The Great Depression — the biggest social upheaval ever faced by New Zealand — is the subject of this very well-received three part NZBC drama series. Based on an award-winning script by Michael Noonan, The Longest Winter focuses on the experiences of politicians, the middle class family of a jewellery shop owner, a boot maker and an unemployed workers’ group. It examines the inter-related forces that combined in the early 30s to plunge New Zealand into some of its darkest days — and left the nation and many of its citizens scarred for decades after.
Face Value was a trilogy of monologues written by Fiona Samuel (Marching Girls, Home Movie), produced in 1995 for TV One’s Montana Sunday Theatre series. Featuring stellar performances by all three female leads, Carol Smith, Davina Whitehouse and Ginette McDonald (also the producer), the series is cleverly scripted and uses a simple, subtly changing domestic setting to emphasise the emotional states of the characters. The three women are very different, but as they tell their stories their experiences are parallelled.
Award-winning Māori current affairs show The Hui sets out “to increase understanding and awareness among mainstream New Zealand about the issues facing Māori and the unique aspects of our culture.” The format includes interviews, investigative reports and panel discussions. Fronted by journalist Mihingarangi Forbes, it screens on Sunday mornings on Three. An April 2017 Hui report on the experiences of men who were abused in state boys' homes won acclaim, and led to a government inquiry. The Hui is produced by Great Southern Television.
The colourful world of competitive kapa haka is the backdrop for this comedy/drama. The Ring Inz captures conflict and aroha for a hapless group of competitors trying to get it together for the national champs. Directed by onetime kapa haka performer Mahanga Pihama (Kia Ora Hola) for Enter the Dragon Productions, the seven-episode series debuted on Māori Television on Thursday nights. The cast mixes new talents with familiar screen faces like Hori Ahipene and Katie Wolfe (who originally joined the show as one of the writing team).
Kaitangata Twitch follows the adventures of 12-year-old Meredith (Te Waimarie Kessell) who faces mysterious happenings on Kaitangata island. Meredith is the only one who can apprehend the island's 'twitch' and prevent tragedy repeating. The Māori Television series was adapted from a Margaret Mahy story by long-time collaborator, director Yvonne Mackay, and was filmed in Mahy's Governors Bay hometown. Newcomer Kessell stars alongside Charles Mesure and George Henare (in a Qantas-winning turn). Twitch sold to ABC Australia and won international awards.

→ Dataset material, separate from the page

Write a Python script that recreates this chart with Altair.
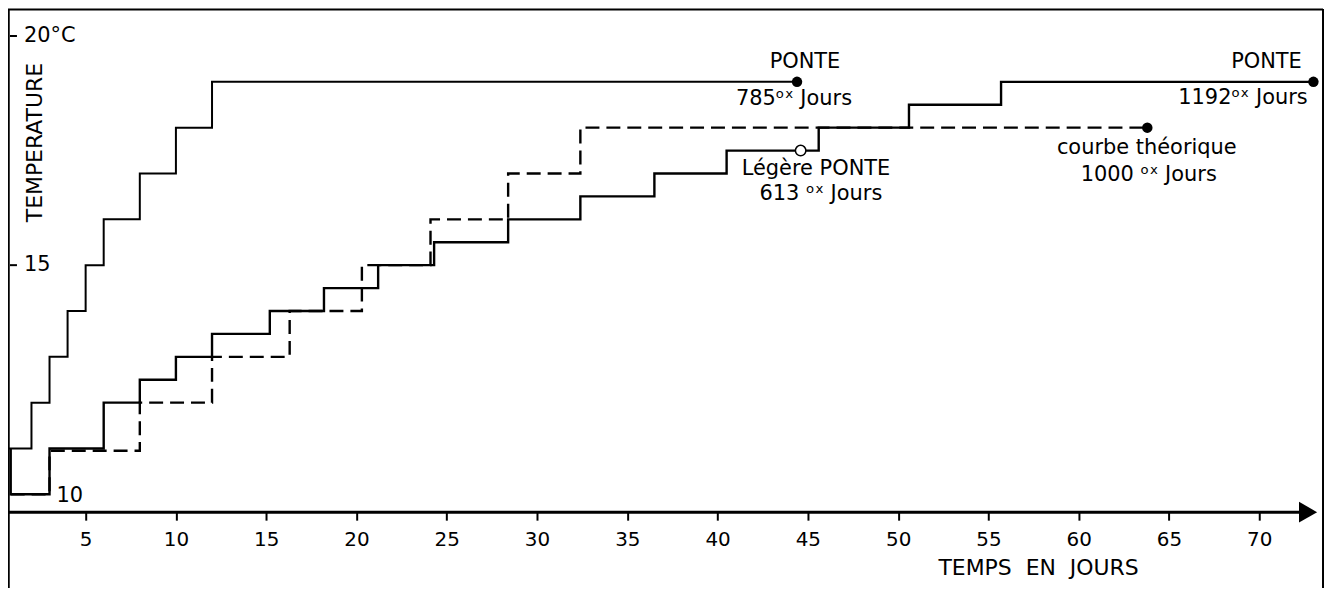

Nothing Trivial was a dramedy that kept score on the lives and loves of five friends in a pub quiz team called Sex on a Stick. The cast of City Lifers shifted to the suburbs and nearing middle age was led by Shane Cortese, Tandi Wright, Nicole Whippy, Debbie Newby-Ward and Blair Strang. Created by Rachel Lang and Gavin Strawhan, (the veteran writers behind Go Girls, Maddigan’s Quest, and Mercy Peak) the popular South Pacific Pictures production screened for three seasons on TV ONE. A fan-driven campaign saw NZ On Air fund a tele-movie to wrap up the series.
With five series and close to 100 episodes, Frontseat, produced by The Gibson Group, was the longest-running arts programme of its time. Billed by TVNZ publicity as a "topical and provocative weekly arts series investigating the issues facing local arts and culture", and hosted by actor Oliver Driver, it (sometimes controversially) took a broad current affairs approach to the arts of the day, covering "all the big events, reporting the stories, and interviewing the personalities."